- [Problem to work on]: Copy out all the lines exactly. Omit pictures.

═════ Data provided ═════

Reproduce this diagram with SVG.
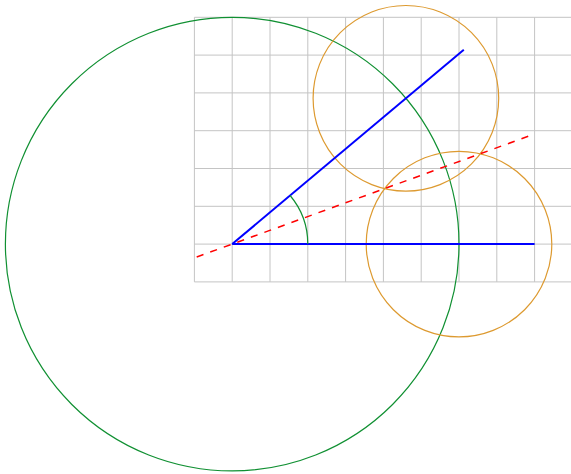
<svg xmlns="http://www.w3.org/2000/svg" width="571" height="474" viewBox="0 0 571 474">
<style>
.grid{stroke:#c4c4c4;stroke-width:1;fill:none}
.ray{stroke:#0000ff;stroke-width:2;fill:none;stroke-linecap:butt}
.green{stroke:#109032;stroke-width:1.2;fill:none}
.orange{stroke:#dd9a30;stroke-width:1.2;fill:none}
.bis{stroke:#ff0000;stroke-width:1.5;fill:none;stroke-dasharray:7.2 7.2}
</style>
<rect width="571" height="474" fill="#ffffff"/>
<g id="grid" class="grid">
<path d="M194.4 17.3V281.9M232.2 17.3V281.9M270 17.3V281.9M307.8 17.3V281.9M345.6 17.3V281.9M383.4 17.3V281.9M421.2 17.3V281.9M459 17.3V281.9M496.8 17.3V281.9M534.6 17.3V281.9"/>
<path d="M194.4 17.3H571M194.4 55.1H571M194.4 92.9H571M194.4 130.7H571M194.4 168.5H571M194.4 206.3H571M194.4 244.1H571M194.4 281.9H571"/>
</g>
<g id="circle-main"><circle class="green" cx="232.2" cy="244.1" r="226.8"/></g>
<g id="circle-a"><circle class="orange" cx="459" cy="244.1" r="92.8"/></g>
<g id="circle-b"><circle class="orange" cx="405.9" cy="98.3" r="92.8"/></g>
<g id="connectors">
<line id="ray-h" class="ray" x1="232.2" y1="244.1" x2="534.6" y2="244.1"/>
<line id="ray-40" class="ray" x1="232.2" y1="244.1" x2="463.8" y2="49.7"/>
<path id="angle-arc" class="green" stroke-width="1.6" d="M307.8 244.1A75.6 75.6 0 0 0 290.1 195.5"/>
<line id="bisector" class="bis" x1="196.7" y1="257" x2="530.7" y2="135.4"/>
</g>
</svg>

═════

- [Response for this exercise]:
Reproduce this diagram with SVG.
<svg xmlns="http://www.w3.org/2000/svg" width="571" height="474" viewBox="0 0 571 474">
<style>
.grid{stroke:#c4c4c4;stroke-width:1;fill:none}
.ray{stroke:#0000ff;stroke-width:2;fill:none;stroke-linecap:butt}
.green{stroke:#109032;stroke-width:1.2;fill:none}
.orange{stroke:#dd9a30;stroke-width:1.2;fill:none}
.bis{stroke:#ff0000;stroke-width:1.5;fill:none;stroke-dasharray:7.2 7.2}
</style>
<rect width="571" height="474" fill="#ffffff"/>
<g id="grid" class="grid">
<path d="M194.4 17.3V281.9M232.2 17.3V281.9M270 17.3V281.9M307.8 17.3V281.9M345.6 17.3V281.9M383.4 17.3V281.9M421.2 17.3V281.9M459 17.3V281.9M496.8 17.3V281.9M534.6 17.3V281.9"/>
<path d="M194.4 17.3H571M194.4 55.1H571M194.4 92.9H571M194.4 130.7H571M194.4 168.5H571M194.4 206.3H571M194.4 244.1H571M194.4 281.9H571"/>
</g>
<g id="circle-main"><circle class="green" cx="232.2" cy="244.1" r="226.8"/></g>
<g id="circle-a"><circle class="orange" cx="459" cy="244.1" r="92.8"/></g>
<g id="circle-b"><circle class="orange" cx="405.9" cy="98.3" r="92.8"/></g>
<g id="connectors">
<line id="ray-h" class="ray" x1="232.2" y1="244.1" x2="534.6" y2="244.1"/>
<line id="ray-40" class="ray" x1="232.2" y1="244.1" x2="463.8" y2="49.7"/>
<path id="angle-arc" class="green" stroke-width="1.6" d="M307.8 244.1A75.6 75.6 0 0 0 290.1 195.5"/>
<line id="bisector" class="bis" x1="196.7" y1="257" x2="530.7" y2="135.4"/>
</g>
</svg>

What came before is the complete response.